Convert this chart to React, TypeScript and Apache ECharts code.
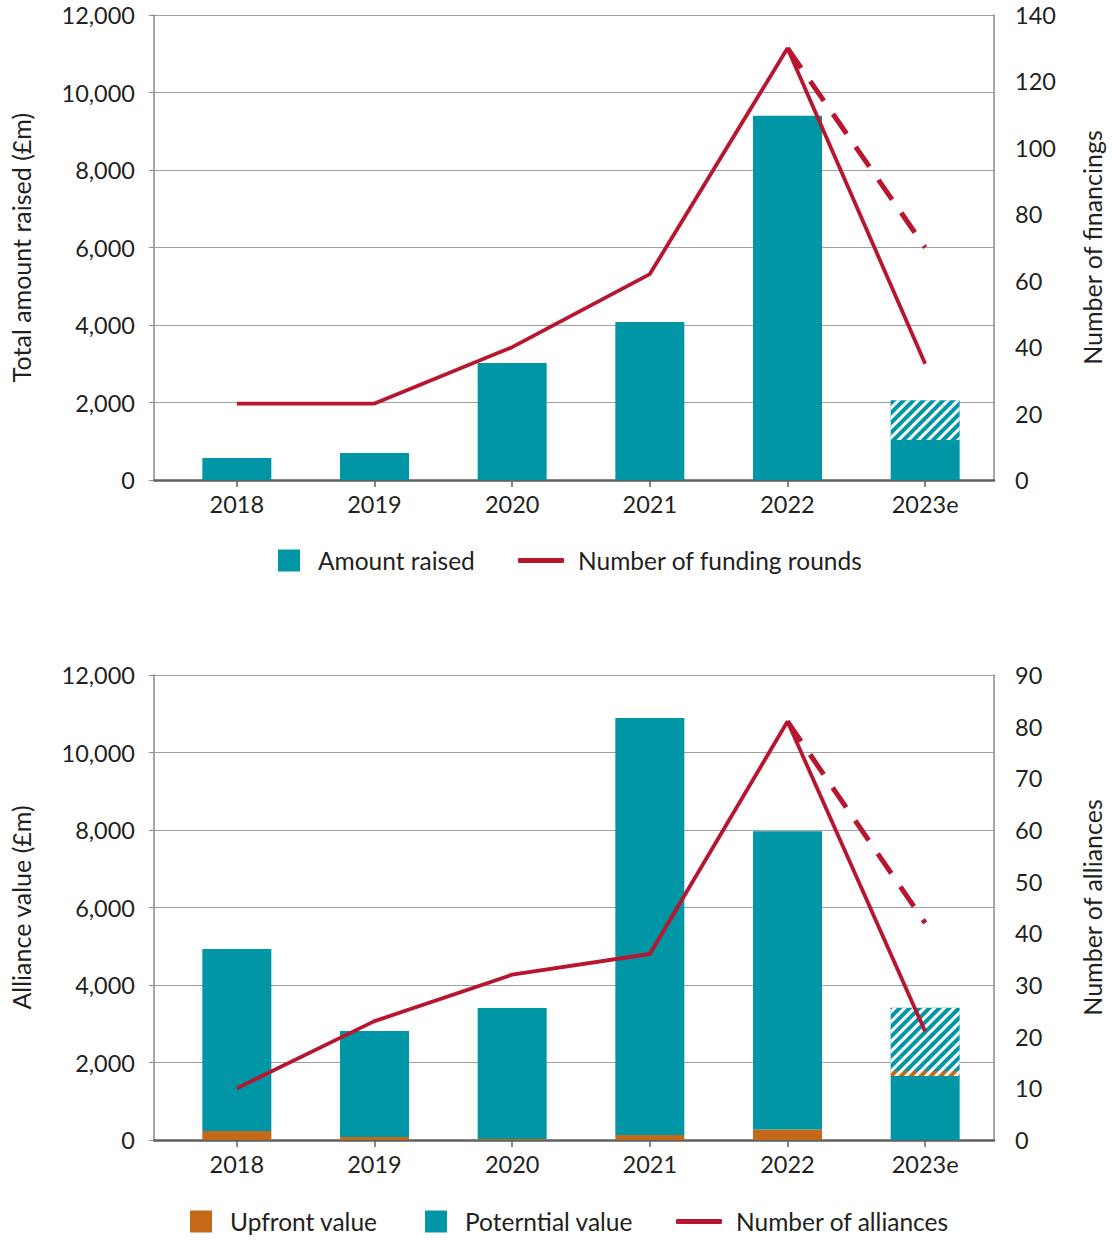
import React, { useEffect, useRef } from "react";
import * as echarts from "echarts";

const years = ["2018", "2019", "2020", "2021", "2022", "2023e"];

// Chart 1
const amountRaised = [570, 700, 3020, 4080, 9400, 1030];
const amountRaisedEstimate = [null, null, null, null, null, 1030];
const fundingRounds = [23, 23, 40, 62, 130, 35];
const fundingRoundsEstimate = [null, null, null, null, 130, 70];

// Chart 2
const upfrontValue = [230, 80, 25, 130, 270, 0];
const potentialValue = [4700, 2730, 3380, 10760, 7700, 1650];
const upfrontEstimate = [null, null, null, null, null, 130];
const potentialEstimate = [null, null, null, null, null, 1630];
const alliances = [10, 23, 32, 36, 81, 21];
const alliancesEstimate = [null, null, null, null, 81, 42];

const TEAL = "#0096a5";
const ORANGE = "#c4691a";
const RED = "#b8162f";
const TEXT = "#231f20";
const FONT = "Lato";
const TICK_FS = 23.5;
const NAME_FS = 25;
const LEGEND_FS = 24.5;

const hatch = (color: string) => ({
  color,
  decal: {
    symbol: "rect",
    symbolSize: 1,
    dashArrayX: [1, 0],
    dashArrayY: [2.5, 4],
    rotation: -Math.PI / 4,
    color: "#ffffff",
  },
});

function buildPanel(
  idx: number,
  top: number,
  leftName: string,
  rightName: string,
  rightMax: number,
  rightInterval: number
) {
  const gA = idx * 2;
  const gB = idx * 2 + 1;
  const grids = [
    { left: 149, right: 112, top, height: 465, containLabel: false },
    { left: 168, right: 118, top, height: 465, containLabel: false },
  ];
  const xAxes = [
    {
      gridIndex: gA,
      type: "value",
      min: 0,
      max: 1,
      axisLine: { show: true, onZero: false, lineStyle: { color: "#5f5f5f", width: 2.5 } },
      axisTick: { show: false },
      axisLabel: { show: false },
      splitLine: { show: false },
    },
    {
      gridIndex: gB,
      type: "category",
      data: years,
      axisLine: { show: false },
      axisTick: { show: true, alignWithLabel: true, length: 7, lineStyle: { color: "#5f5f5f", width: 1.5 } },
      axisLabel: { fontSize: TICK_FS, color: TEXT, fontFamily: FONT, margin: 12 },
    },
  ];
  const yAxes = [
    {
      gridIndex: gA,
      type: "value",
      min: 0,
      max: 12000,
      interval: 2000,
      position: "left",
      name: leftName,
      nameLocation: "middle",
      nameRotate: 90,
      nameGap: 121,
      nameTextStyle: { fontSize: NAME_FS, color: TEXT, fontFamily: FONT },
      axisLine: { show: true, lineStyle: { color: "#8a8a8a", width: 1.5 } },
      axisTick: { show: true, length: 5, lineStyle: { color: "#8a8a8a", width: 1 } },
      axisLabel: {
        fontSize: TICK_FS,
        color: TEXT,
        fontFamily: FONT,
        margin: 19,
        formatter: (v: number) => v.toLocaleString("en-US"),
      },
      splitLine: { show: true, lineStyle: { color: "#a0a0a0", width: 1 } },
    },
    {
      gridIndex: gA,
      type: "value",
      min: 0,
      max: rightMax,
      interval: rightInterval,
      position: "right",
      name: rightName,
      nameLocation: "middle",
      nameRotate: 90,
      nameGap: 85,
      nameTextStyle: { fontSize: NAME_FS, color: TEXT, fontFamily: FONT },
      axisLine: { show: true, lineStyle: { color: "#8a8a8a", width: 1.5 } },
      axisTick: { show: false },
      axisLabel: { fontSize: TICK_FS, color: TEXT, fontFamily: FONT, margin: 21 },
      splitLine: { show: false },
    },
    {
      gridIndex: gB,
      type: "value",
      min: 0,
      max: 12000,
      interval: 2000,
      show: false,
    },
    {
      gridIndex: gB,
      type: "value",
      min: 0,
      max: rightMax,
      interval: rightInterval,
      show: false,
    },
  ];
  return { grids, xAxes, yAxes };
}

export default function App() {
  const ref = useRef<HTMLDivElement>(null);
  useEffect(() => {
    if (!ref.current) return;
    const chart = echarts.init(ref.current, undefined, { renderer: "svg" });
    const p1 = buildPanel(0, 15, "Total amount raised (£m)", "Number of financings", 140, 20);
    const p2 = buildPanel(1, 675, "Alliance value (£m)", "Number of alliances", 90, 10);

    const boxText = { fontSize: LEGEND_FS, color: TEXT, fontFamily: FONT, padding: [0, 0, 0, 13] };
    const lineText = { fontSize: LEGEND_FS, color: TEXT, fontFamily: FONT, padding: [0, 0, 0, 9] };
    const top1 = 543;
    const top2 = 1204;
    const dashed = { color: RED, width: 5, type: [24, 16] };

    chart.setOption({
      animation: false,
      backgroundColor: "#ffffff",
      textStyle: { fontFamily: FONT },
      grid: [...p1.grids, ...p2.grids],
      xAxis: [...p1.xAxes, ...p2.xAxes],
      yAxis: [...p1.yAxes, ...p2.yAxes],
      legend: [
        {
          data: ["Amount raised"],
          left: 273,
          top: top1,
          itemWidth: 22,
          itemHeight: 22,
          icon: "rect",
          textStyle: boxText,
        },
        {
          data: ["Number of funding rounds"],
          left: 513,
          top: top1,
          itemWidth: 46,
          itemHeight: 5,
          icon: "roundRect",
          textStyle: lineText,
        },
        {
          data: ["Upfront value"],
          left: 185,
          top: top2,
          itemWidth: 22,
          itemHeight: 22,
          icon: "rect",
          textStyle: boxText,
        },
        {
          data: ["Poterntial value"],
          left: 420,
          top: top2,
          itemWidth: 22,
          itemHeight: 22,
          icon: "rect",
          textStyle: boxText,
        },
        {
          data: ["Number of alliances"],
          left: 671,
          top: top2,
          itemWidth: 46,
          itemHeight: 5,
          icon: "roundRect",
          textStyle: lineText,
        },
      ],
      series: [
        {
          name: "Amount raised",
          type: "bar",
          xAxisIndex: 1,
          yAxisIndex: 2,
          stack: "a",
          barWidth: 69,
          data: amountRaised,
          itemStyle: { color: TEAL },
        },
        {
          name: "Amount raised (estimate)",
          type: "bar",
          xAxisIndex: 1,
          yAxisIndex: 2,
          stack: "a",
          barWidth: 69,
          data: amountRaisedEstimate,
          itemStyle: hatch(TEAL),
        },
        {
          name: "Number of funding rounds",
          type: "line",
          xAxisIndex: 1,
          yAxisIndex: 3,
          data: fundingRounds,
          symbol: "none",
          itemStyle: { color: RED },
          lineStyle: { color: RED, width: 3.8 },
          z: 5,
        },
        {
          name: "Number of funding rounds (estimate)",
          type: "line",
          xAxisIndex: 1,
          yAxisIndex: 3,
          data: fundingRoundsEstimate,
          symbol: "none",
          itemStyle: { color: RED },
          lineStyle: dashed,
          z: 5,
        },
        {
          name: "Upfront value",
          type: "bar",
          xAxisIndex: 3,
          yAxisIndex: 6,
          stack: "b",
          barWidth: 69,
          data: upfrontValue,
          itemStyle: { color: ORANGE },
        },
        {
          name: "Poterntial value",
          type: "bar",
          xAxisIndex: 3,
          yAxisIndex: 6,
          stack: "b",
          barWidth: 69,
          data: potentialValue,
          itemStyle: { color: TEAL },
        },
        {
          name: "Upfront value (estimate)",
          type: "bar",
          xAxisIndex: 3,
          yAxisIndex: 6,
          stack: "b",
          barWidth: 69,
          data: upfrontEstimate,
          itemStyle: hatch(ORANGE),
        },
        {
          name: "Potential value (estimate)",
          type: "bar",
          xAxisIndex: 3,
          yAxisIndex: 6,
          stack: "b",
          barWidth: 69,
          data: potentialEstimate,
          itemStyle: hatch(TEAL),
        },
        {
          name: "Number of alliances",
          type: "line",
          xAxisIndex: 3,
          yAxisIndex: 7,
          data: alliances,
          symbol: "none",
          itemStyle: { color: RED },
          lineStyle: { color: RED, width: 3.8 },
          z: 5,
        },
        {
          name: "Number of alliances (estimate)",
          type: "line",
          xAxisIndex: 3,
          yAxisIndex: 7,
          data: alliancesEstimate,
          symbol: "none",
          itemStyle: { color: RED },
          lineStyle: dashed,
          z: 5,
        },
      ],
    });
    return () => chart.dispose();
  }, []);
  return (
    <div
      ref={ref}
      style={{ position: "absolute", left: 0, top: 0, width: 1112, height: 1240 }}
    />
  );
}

● Given request:
From the top of the listing above, repeat each line exactly until you reach the line containing "const alliancesEstimate = [null, null, null, null, 81, 42];", and repeat that one too. Leave the pictures out.

● Response to the exercise:
Convert this chart to React, TypeScript and Apache ECharts code.
import React, { useEffect, useRef } from "react";
import * as echarts from "echarts";

const years = ["2018", "2019", "2020", "2021", "2022", "2023e"];

// Chart 1
const amountRaised = [570, 700, 3020, 4080, 9400, 1030];
const amountRaisedEstimate = [null, null, null, null, null, 1030];
const fundingRounds = [23, 23, 40, 62, 130, 35];
const fundingRoundsEstimate = [null, null, null, null, 130, 70];

// Chart 2
const upfrontValue = [230, 80, 25, 130, 270, 0];
const potentialValue = [4700, 2730, 3380, 10760, 7700, 1650];
const upfrontEstimate = [null, null, null, null, null, 130];
const potentialEstimate = [null, null, null, null, null, 1630];
const alliances = [10, 23, 32, 36, 81, 21];
const alliancesEstimate = [null, null, null, null, 81, 42];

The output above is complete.